Monday, May 26, 2003

From the Rare Book Collection... - June 1998 - issue 30, 6 - National Library News - Julia Beckwith Hart

FROM THE WEBSITE
Saint Ursula's Convent is the earliest recorded novel written by a native-born Canadian and published in book form in Canada. The author, Julia Beckwith, was born in Fredericton, New Brunswick, the daughter of a Loyalist father and a French mother. After her father's death, she moved to Kingston to live with her aunt. She established a school for young ladies and, in 1822, married George Henry Hart, a bookbinder from England.
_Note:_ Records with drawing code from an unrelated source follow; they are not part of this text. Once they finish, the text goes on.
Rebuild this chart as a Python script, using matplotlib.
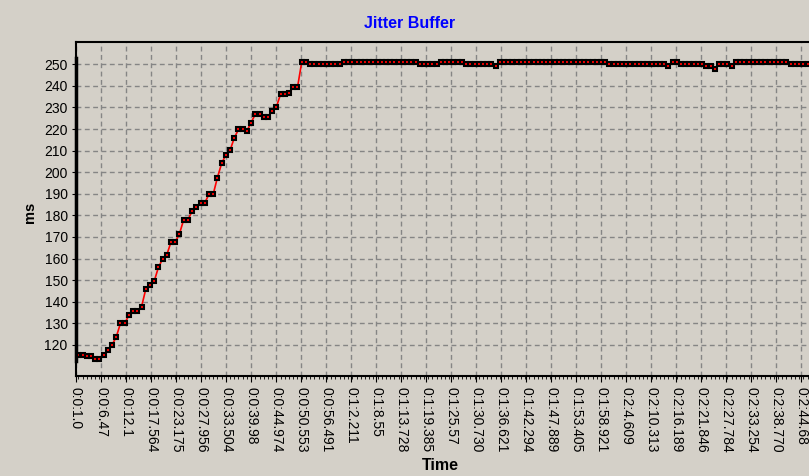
import matplotlib
matplotlib.use("Agg")
import matplotlib.pyplot as plt
import numpy as np

# jitter buffer depth (ms), one value per sample
rise = [115.5, 115.5, 115, 115, 113.5, 113.5, 115.5, 117.7, 120, 123.7,
        130, 130, 133.7, 135.7, 135.7, 137.7, 145.8, 147.7, 149.5, 155.9,
        159.8, 161.8, 167.7, 167.7, 171.5, 178, 178, 181.9, 184, 185.8,
        185.8, 189.8, 189.8, 197.5, 204.1, 208, 210.1, 215.9, 219.8, 219.8,
        219.1, 223, 226.9, 226.9, 225.6, 225.6, 228.3, 230.3, 236.2, 236.2,
        236.8, 239.3, 239.3]
# flat part as (value, count) runs
plateau = [(251, 2), (250, 8), (251, 18), (250, 5), (251, 6), (250, 7),
           (249, 1), (251, 26), (250, 14), (249, 1), (251, 2), (250, 6),
           (249.3, 2), (247.7, 1), (250, 3), (249, 1), (251, 13), (250, 5)]
values = rise + [v for v, c in plateau for _ in range(c)]

tick_labels = ["0:0:1.0", "0:0:6.47", "0:0:12.1", "0:0:17.564", "0:0:23.175",
               "0:0:27.956", "0:0:33.504", "0:0:39.98", "0:0:44.974", "0:0:50.553",
               "0:0:56.491", "0:1:2.211", "0:1:8.55", "0:1:13.728", "0:1:19.385",
               "0:1:25.57", "0:1:30.730", "0:1:36.621", "0:1:42.294", "0:1:47.889",
               "0:1:53.405", "0:1:58.921", "0:2:4.609", "0:2:10.313", "0:2:16.189",
               "0:2:21.846", "0:2:27.784", "0:2:33.254", "0:2:38.770", "0:2:44.68"]
y_ticks = list(range(120, 251, 10))

bg = "#d4d0c8"
plt.rcParams['font.family'] = ['Liberation Sans', 'DejaVu Sans']
plt.rcParams['lines.scale_dashes'] = False

fig = plt.figure(figsize=(8.09, 4.76), dpi=100, facecolor=bg)
ax = fig.add_axes([76 / 809, 100 / 476, 736 / 809, 334 / 476], facecolor=bg)

x = np.arange(len(values))
step = 25 / 4.215  # samples per labelled tick
ticks = np.arange(len(tick_labels)) * step - 0.55

ax.plot(x, values, color="red", lw=1.2, zorder=3)
ax.plot(x, values, ls="none", marker="s", ms=3.2, mew=1.5, mfc="red", mec="black", zorder=4)

ax.set_xlim(-0.55, 736 / 4.215 - 0.55)
ax.set_ylim(105.6, 260.3)
ax.set_xticks(ticks)
ax.set_xticklabels(tick_labels, rotation=270, fontsize=10)
ax.set_xticks(x, minor=True)
ax.set_yticks(y_ticks)
ax.tick_params(axis="y", labelsize=10, length=3, pad=3)
ax.tick_params(axis="x", which="major", length=4, pad=4)
ax.tick_params(axis="x", which="minor", length=2)

ax.grid(True, color="#858585", lw=1, dashes=(3.5, 2.5))
for s in ["top", "bottom", "left"]:
    ax.spines[s].set_color("black")
    ax.spines[s].set_linewidth(1.5)
ax.spines["right"].set_visible(False)

# thick axis segment covering data range
ax.plot([ax.get_xlim()[0]] * 2, [min(values) - 1, max(values) + 2],
        color="black", lw=2.5, clip_on=False, zorder=5)

fig.text(410 / 809, 1 - 24 / 476, "Jitter Buffer", color="#0000ff",
         fontweight="bold", fontsize=11.5, ha="center", va="center")
fig.text(30 / 809, 1 - 212 / 476, "ms", fontweight="bold", fontsize=10.5,
         rotation=90, ha="center", va="center")
fig.text(440 / 809, 1 - 466 / 476, "Time", fontweight="bold", fontsize=11.5,
         ha="center", va="center")

fig.savefig("out.png", dpi=100, facecolor=bg)
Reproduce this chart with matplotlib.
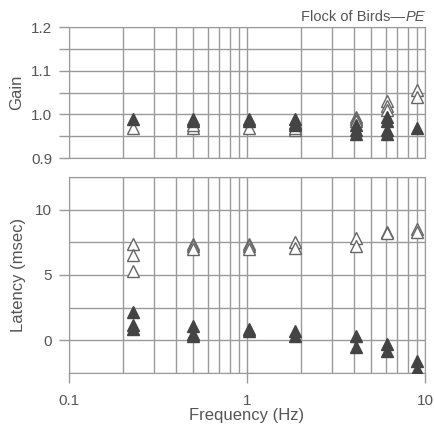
import matplotlib
matplotlib.use("Agg")
import matplotlib.pyplot as plt
from matplotlib.ticker import FixedLocator, NullFormatter

plt.rcParams['font.family'] = ['Liberation Sans', 'DejaVu Sans']

# frequencies (Hz) of each test group
freq = [0.23, 0.5, 1.02, 1.86, 4.1, 6.1, 9.0]

# gain, open (hollow) and filled triangles per frequency
gain_open = [[0.97], [0.97, 0.975], [0.97], [0.965, 0.97],
             [0.995, 0.99, 0.985], [1.03, 1.02, 1.01], [1.055, 1.04]]
gain_fill = [[0.99], [0.99, 0.985], [0.99, 0.985], [0.99, 0.98, 0.975],
             [0.975, 0.965, 0.955], [0.995, 0.985, 0.965, 0.955], [0.97]]

# latency (msec)
lat_open = [[7.4, 6.5, 5.3], [7.4, 7.2, 7.0], [7.4, 7.2, 7.0], [7.5, 7.1],
            [7.8, 7.2], [8.3, 8.2], [8.5, 8.3]]
lat_fill = [[2.2, 1.2, 0.9], [1.1, 0.5, 0.3], [0.9, 0.7], [0.7, 0.3],
            [0.3, -0.5], [-0.3, -0.8], [-1.6, -2.2]]

txt = '#555555'
gridc = '#9a9a9a'
fillc = '#444444'
openc = '#666666'

fig = plt.figure(figsize=(4.35, 4.25), dpi=100)
ax1 = fig.add_axes([0.1586, 0.628, 0.8184, 0.3082])
ax2 = fig.add_axes([0.1586, 0.1224, 0.8184, 0.4611])

minor = [0.2, 0.3, 0.4, 0.5, 0.6, 0.7, 0.8, 0.9, 2, 3, 4, 5, 6, 7, 8, 9]


def style(ax):
    ax.set_xscale('log')
    ax.set_xlim(0.1, 10)
    ax.xaxis.set_major_locator(FixedLocator([0.1, 1, 10]))
    ax.xaxis.set_minor_locator(FixedLocator(minor))
    ax.xaxis.set_minor_formatter(NullFormatter())
    ax.grid(True, which='both', color=gridc, lw=1.0)
    ax.tick_params(which='minor', length=0)
    ax.tick_params(which='major', length=7, color=gridc, labelcolor=txt,
                   labelsize=11, width=1, pad=5)
    ax.tick_params(axis='x', pad=8)
    for s in ax.spines.values():
        s.set_color(gridc)
    ax.set_axisbelow(True)


def draw(ax, opn, fil):
    for f, vals in zip(freq, opn):
        ax.plot([f] * len(vals), vals, linestyle='none', marker='^', ms=8.5,
                mfc='white', mec=openc, mew=1.0, zorder=3)
    for f, vals in zip(freq, fil):
        ax.plot([f] * len(vals), vals, linestyle='none', marker='^', ms=8.5,
                mfc=fillc, mec=fillc, zorder=4)


style(ax1)
ax1.set_ylim(0.9, 1.2)
ax1.set_yticks([0.9, 0.95, 1.0, 1.05, 1.1, 1.15, 1.2])
ax1.set_yticklabels(['0.9', '', '1.0', '', '1.1', '', '1.2'])
ax1.tick_params(axis='x', length=0, labelbottom=False)
draw(ax1, gain_open, gain_fill)
ax1.set_ylabel('Gain', color=txt, fontsize=12, labelpad=5)
pe = ax1.text(1.0, 1.02, 'PE', transform=ax1.transAxes, ha='right',
              va='bottom', color=txt, fontsize=10.5, style='italic')
ax1.annotate('Flock of Birds\u2014', xy=(0, 0), xycoords=pe, ha='right',
             va='bottom', color=txt, fontsize=10.5)

style(ax2)
ax2.set_ylim(-2.5, 12.5)
ax2.set_yticks([0, 5, 10])
ax2.set_yticks([-2.5, 2.5, 7.5, 12.5], minor=True)
draw(ax2, lat_open, lat_fill)
ax2.set_xticklabels(['0.1', '1', '10'])
ax2.set_ylabel('Latency (msec)', color=txt, fontsize=12, labelpad=7)
ax2.set_xlabel('Frequency (Hz)', color=txt, fontsize=12, labelpad=0)

fig.savefig('out.png', dpi=100)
Saint Ursula's Convent had been in preparation for almost 10 years when Julia offered it for publication to Hugh Christopher Thomson, politician, banker and publisher of the Upper Canada Herald. In June 1823, Thomson sent a proposal to gather subscriptions to the novel. It was published anonymously in May of the following year in an edition of 200 copies, 175 already sold to subscribers. This melodramatic, action-filled novel, written primarily for young people, was partially based on family stories Julia had heard as a child, and adhered faithfully to many of the more spectacular conventions prevailing in early 19th-century fiction, such as shipwrecks, separated families and happy (if unlikely) restorations brought about by amazing coincidences. Julia published a second novel, Tonnewonte, or, the Adopted Son of America (Watertown, New York, 1825), after the Harts moved to Rochester. The family returned to Fredericton in 1831, and she died there in 1867, her role as a pioneer Canadian fiction-writer still unheralded.